Where were you when the Berlin Wall came down?

From the editors: Gideon is on leave to write a book, but can’t stay away from his blog

This morning’s papers are full of memoirs by journalists who were lucky enough to be in Berlin when the wall was breached. I am jealous. I have delivered an unfortunate knack of being on the wrong side of the Atlantic, when history is made. So on 9/11, I was living in Belgium. And on 11/9 – the day the wall fell – I was living in Washington.

The fall of the Berlin Wall was definitely one of those “Kennedy assasination moments”; an event so dramatic that most people can still remember where they were, when they heard. There are strikingly few of those moments. I can think of just a few that are frozen in time for me: the moon landings, the murder of John Lennon, the explosion of the space-shuttle Challenger, Tiananmen, the fall of the Berlin wall, 9/11.

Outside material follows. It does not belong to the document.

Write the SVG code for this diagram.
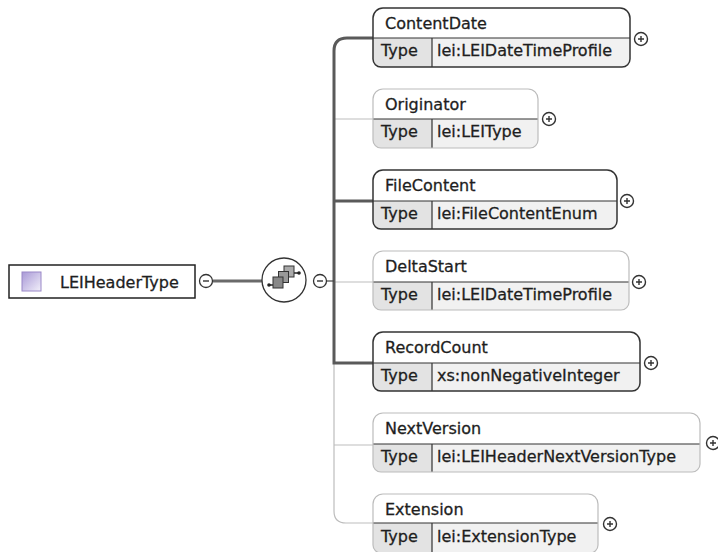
<svg xmlns="http://www.w3.org/2000/svg" width="718" height="552" viewBox="0 0 718 552">
<defs>
<style>
.t{font-family:"DejaVu Sans","Liberation Sans",sans-serif;font-size:16px;fill:#1e1e1e;stroke:#1e1e1e;stroke-width:0.3}
.bg{fill:#fff}
.low{fill:#f1f1f1}
.cell{fill:#e3e3e3}
.div{stroke:#333;stroke-width:1.2;fill:none}
.om{fill:none;stroke:#333;stroke-width:1.5}
.oo{fill:none;stroke:#bcbcbc;stroke-width:1.2}
.pm{fill:#fff;stroke:#333;stroke-width:1.4}
.ps{stroke:#333;stroke-width:1.4}
.thin{fill:none;stroke:#bdbdbd;stroke-width:1.2}
.thick{fill:none;stroke:#5a5a5a;stroke-width:3}
</style>
<linearGradient id="sq" x1="0" y1="0" x2="1" y2="1">
<stop offset="0" stop-color="#a898d6"/>
<stop offset="1" stop-color="#f2f0fa"/>
</linearGradient>
</defs>

<g id="connectors">
<path class="thin" d="M334,363 V511 Q334,523 346,523 H373"/>
<path class="thin" d="M334,119 H373 M334,282 H373 M334,445 H373"/>
<path class="thick" d="M373,38 H347 Q334,38 334,51 V363 H373"/>
<path class="thick" d="M334,201 H373"/>
<path fill="none" stroke="#444" stroke-width="1.2" d="M327,281 H334"/>
<path fill="none" stroke="#6a6a6a" stroke-width="3" d="M213,281 H262"/>
</g>

<g id="LEIHeaderType">
<rect x="9" y="265" width="186" height="33" fill="#fff" stroke="#222" stroke-width="1.5"/>
<rect x="22" y="272" width="19" height="19" fill="url(#sq)" stroke="#9a88c8" stroke-width="1"/>
<text class="t" x="60" y="288">LEIHeaderType</text>
<circle cx="206" cy="281" r="6.5" fill="#fff" stroke="#333" stroke-width="1.3"/>
<path d="M203,281 H209" stroke="#333" stroke-width="1.4"/>
</g>

<g id="sequence">
<circle cx="284" cy="280" r="22" fill="#fff" stroke="#333" stroke-width="1.3"/>
<path d="M269,285 H274 M294,273 H299" stroke="#222" stroke-width="1.3"/>
<circle cx="269" cy="285" r="1.8" fill="#222"/>
<circle cx="299" cy="273" r="1.8" fill="#222"/>
<rect x="284" y="266" width="10" height="11" fill="#aaa" stroke="#333" stroke-width="1"/>
<rect x="278.5" y="271.5" width="10" height="11" fill="#999" stroke="#333" stroke-width="1"/>
<rect x="273" y="277" width="10" height="11" fill="#888" stroke="#333" stroke-width="1"/>
<circle cx="320" cy="281" r="6.5" fill="#fff" stroke="#333" stroke-width="1.3"/>
<path d="M317,281 H323" stroke="#333" stroke-width="1.4"/>
</g>

<g id="ContentDate" transform="translate(373,8)">
<path class="bg" d="M0,10 A10,10 0 0 1 10,0 H247 A10,10 0 0 1 257,10 V51 A8,8 0 0 1 249,59 H8 A8,8 0 0 1 0,51 Z"/>
<path class="low" d="M0,30 H257 V51 A8,8 0 0 1 249,59 H8 A8,8 0 0 1 0,51 Z"/>
<path class="cell" d="M0,30 H59 V59 H8 A8,8 0 0 1 0,51 Z"/>
<path class="div" d="M0,30 H257 M59,30 V59"/>
<path class="om" d="M0,10 A10,10 0 0 1 10,0 H247 A10,10 0 0 1 257,10 V51 A8,8 0 0 1 249,59 H8 A8,8 0 0 1 0,51 Z"/>
<text class="t" x="12" y="21">ContentDate</text>
<text class="t" x="8" y="48">Type</text>
<text class="t" x="64" y="48">lei:LEIDateTimeProfile</text>
<circle class="pm" cx="268" cy="31" r="6.5"/>
<path class="ps" d="M265,31 H271 M268,28 V34"/>
</g>

<g id="Originator" transform="translate(373,89)">
<path class="bg" d="M0,10 A10,10 0 0 1 10,0 H155 A10,10 0 0 1 165,10 V51 A8,8 0 0 1 157,59 H8 A8,8 0 0 1 0,51 Z"/>
<path class="low" d="M0,30 H165 V51 A8,8 0 0 1 157,59 H8 A8,8 0 0 1 0,51 Z"/>
<path class="cell" d="M0,30 H59 V59 H8 A8,8 0 0 1 0,51 Z"/>
<path class="div" d="M0,30 H165 M59,30 V59"/>
<path class="oo" d="M0,10 A10,10 0 0 1 10,0 H155 A10,10 0 0 1 165,10 V51 A8,8 0 0 1 157,59 H8 A8,8 0 0 1 0,51 Z"/>
<text class="t" x="12" y="21">Originator</text>
<text class="t" x="8" y="48">Type</text>
<text class="t" x="64" y="48">lei:LEIType</text>
<circle class="pm" cx="176" cy="30" r="6.5"/>
<path class="ps" d="M173,30 H179 M176,27 V33"/>
</g>

<g id="FileContent" transform="translate(373,170)">
<path class="bg" d="M0,10 A10,10 0 0 1 10,0 H234 A10,10 0 0 1 244,10 V51 A8,8 0 0 1 236,59 H8 A8,8 0 0 1 0,51 Z"/>
<path class="low" d="M0,31 H244 V51 A8,8 0 0 1 236,59 H8 A8,8 0 0 1 0,51 Z"/>
<path class="cell" d="M0,31 H59 V59 H8 A8,8 0 0 1 0,51 Z"/>
<path class="div" d="M0,31 H244 M59,31 V59"/>
<path class="om" d="M0,10 A10,10 0 0 1 10,0 H234 A10,10 0 0 1 244,10 V51 A8,8 0 0 1 236,59 H8 A8,8 0 0 1 0,51 Z"/>
<text class="t" x="12" y="21">FileContent</text>
<text class="t" x="8" y="49">Type</text>
<text class="t" x="64" y="49">lei:FileContentEnum</text>
<circle class="pm" cx="254" cy="31" r="6.5"/>
<path class="ps" d="M251,31 H257 M254,28 V34"/>
</g>

<g id="DeltaStart" transform="translate(373,251)">
<path class="bg" d="M0,10 A10,10 0 0 1 10,0 H246 A10,10 0 0 1 256,10 V51 A8,8 0 0 1 248,59 H8 A8,8 0 0 1 0,51 Z"/>
<path class="low" d="M0,31 H256 V51 A8,8 0 0 1 248,59 H8 A8,8 0 0 1 0,51 Z"/>
<path class="cell" d="M0,31 H59 V59 H8 A8,8 0 0 1 0,51 Z"/>
<path class="div" d="M0,31 H256 M59,31 V59"/>
<path class="oo" d="M0,10 A10,10 0 0 1 10,0 H246 A10,10 0 0 1 256,10 V51 A8,8 0 0 1 248,59 H8 A8,8 0 0 1 0,51 Z"/>
<text class="t" x="12" y="21">DeltaStart</text>
<text class="t" x="8" y="49">Type</text>
<text class="t" x="64" y="49">lei:LEIDateTimeProfile</text>
<circle class="pm" cx="266" cy="31" r="6.5"/>
<path class="ps" d="M263,31 H269 M266,28 V34"/>
</g>

<g id="RecordCount" transform="translate(373,332)">
<path class="bg" d="M0,10 A10,10 0 0 1 10,0 H257 A10,10 0 0 1 267,10 V51 A8,8 0 0 1 259,59 H8 A8,8 0 0 1 0,51 Z"/>
<path class="low" d="M0,31 H267 V51 A8,8 0 0 1 259,59 H8 A8,8 0 0 1 0,51 Z"/>
<path class="cell" d="M0,31 H59 V59 H8 A8,8 0 0 1 0,51 Z"/>
<path class="div" d="M0,31 H267 M59,31 V59"/>
<path class="om" d="M0,10 A10,10 0 0 1 10,0 H257 A10,10 0 0 1 267,10 V51 A8,8 0 0 1 259,59 H8 A8,8 0 0 1 0,51 Z"/>
<text class="t" x="12" y="21">RecordCount</text>
<text class="t" x="8" y="49">Type</text>
<text class="t" x="64" y="49">xs:nonNegativeInteger</text>
<circle class="pm" cx="278" cy="31" r="6.5"/>
<path class="ps" d="M275,31 H281 M278,28 V34"/>
</g>

<g id="NextVersion" transform="translate(373,413)">
<path class="bg" d="M0,10 A10,10 0 0 1 10,0 H317 A10,10 0 0 1 327,10 V51 A8,8 0 0 1 319,59 H8 A8,8 0 0 1 0,51 Z"/>
<path class="low" d="M0,31 H327 V51 A8,8 0 0 1 319,59 H8 A8,8 0 0 1 0,51 Z"/>
<path class="cell" d="M0,31 H59 V59 H8 A8,8 0 0 1 0,51 Z"/>
<path class="div" d="M0,31 H327 M59,31 V59"/>
<path class="oo" d="M0,10 A10,10 0 0 1 10,0 H317 A10,10 0 0 1 327,10 V51 A8,8 0 0 1 319,59 H8 A8,8 0 0 1 0,51 Z"/>
<text class="t" x="12" y="21">NextVersion</text>
<text class="t" x="8" y="49">Type</text>
<text class="t" x="64" y="49">lei:LEIHeaderNextVersionType</text>
<circle class="pm" cx="340" cy="30" r="6.5"/>
<path class="ps" d="M337,30 H343 M340,27 V33"/>
</g>

<g id="Extension" transform="translate(373,494)">
<path class="bg" d="M0,10 A10,10 0 0 1 10,0 H215 A10,10 0 0 1 225,10 V51 A8,8 0 0 1 217,59 H8 A8,8 0 0 1 0,51 Z"/>
<path class="low" d="M0,29 H225 V51 A8,8 0 0 1 217,59 H8 A8,8 0 0 1 0,51 Z"/>
<path class="cell" d="M0,29 H59 V59 H8 A8,8 0 0 1 0,51 Z"/>
<path class="div" d="M0,29 H225 M59,29 V59"/>
<path class="oo" d="M0,10 A10,10 0 0 1 10,0 H215 A10,10 0 0 1 225,10 V51 A8,8 0 0 1 217,59 H8 A8,8 0 0 1 0,51 Z"/>
<text class="t" x="12" y="21">Extension</text>
<text class="t" x="8" y="48">Type</text>
<text class="t" x="64" y="48">lei:ExtensionType</text>
<circle class="pm" cx="237" cy="30" r="6.5"/>
<path class="ps" d="M234,30 H240 M237,27 V33"/>
</g>
</svg>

So where exactly was I  when the wall fell? Perched on the end of my bed in a shared student house on Euclid Street in Washingron, DC. I was watching events live on the NBC Nightly News, presented by Tom Brokaw from the wall. Reading the history books now, it seems that Brokaw played a rather crucial role. According to Victor Sebestyen’s highly readable, “Revolution 1989″, it was he was who,  at a press conference, asked Gunter Schabowski, “when will this new regulation come into effect?”, after the East German official had announced that East German citizens would henceforth be allowed to leave the country using GDR crossing points. It was Schabowski’s confused, unplanned, reply -”Immediately” – that provoked the crowds to descend on the Berlin Wall. And the rest is history.

So I watched the wall fall in Washington. Where were you?

The World

with Gideon Rachman

About this blog About Gideon Blog guide
Gideon Rachman and his FT colleagues debate international affairs. Read more on the authors.

Gideon became chief foreign affairs columnist for the Financial Times in July 2006. He joined the FT after a 15-year career at The Economist, which included spells as a foreign correspondent in Brussels, Washington and Bangkok. He also edited The Economist’s business and Asia sections.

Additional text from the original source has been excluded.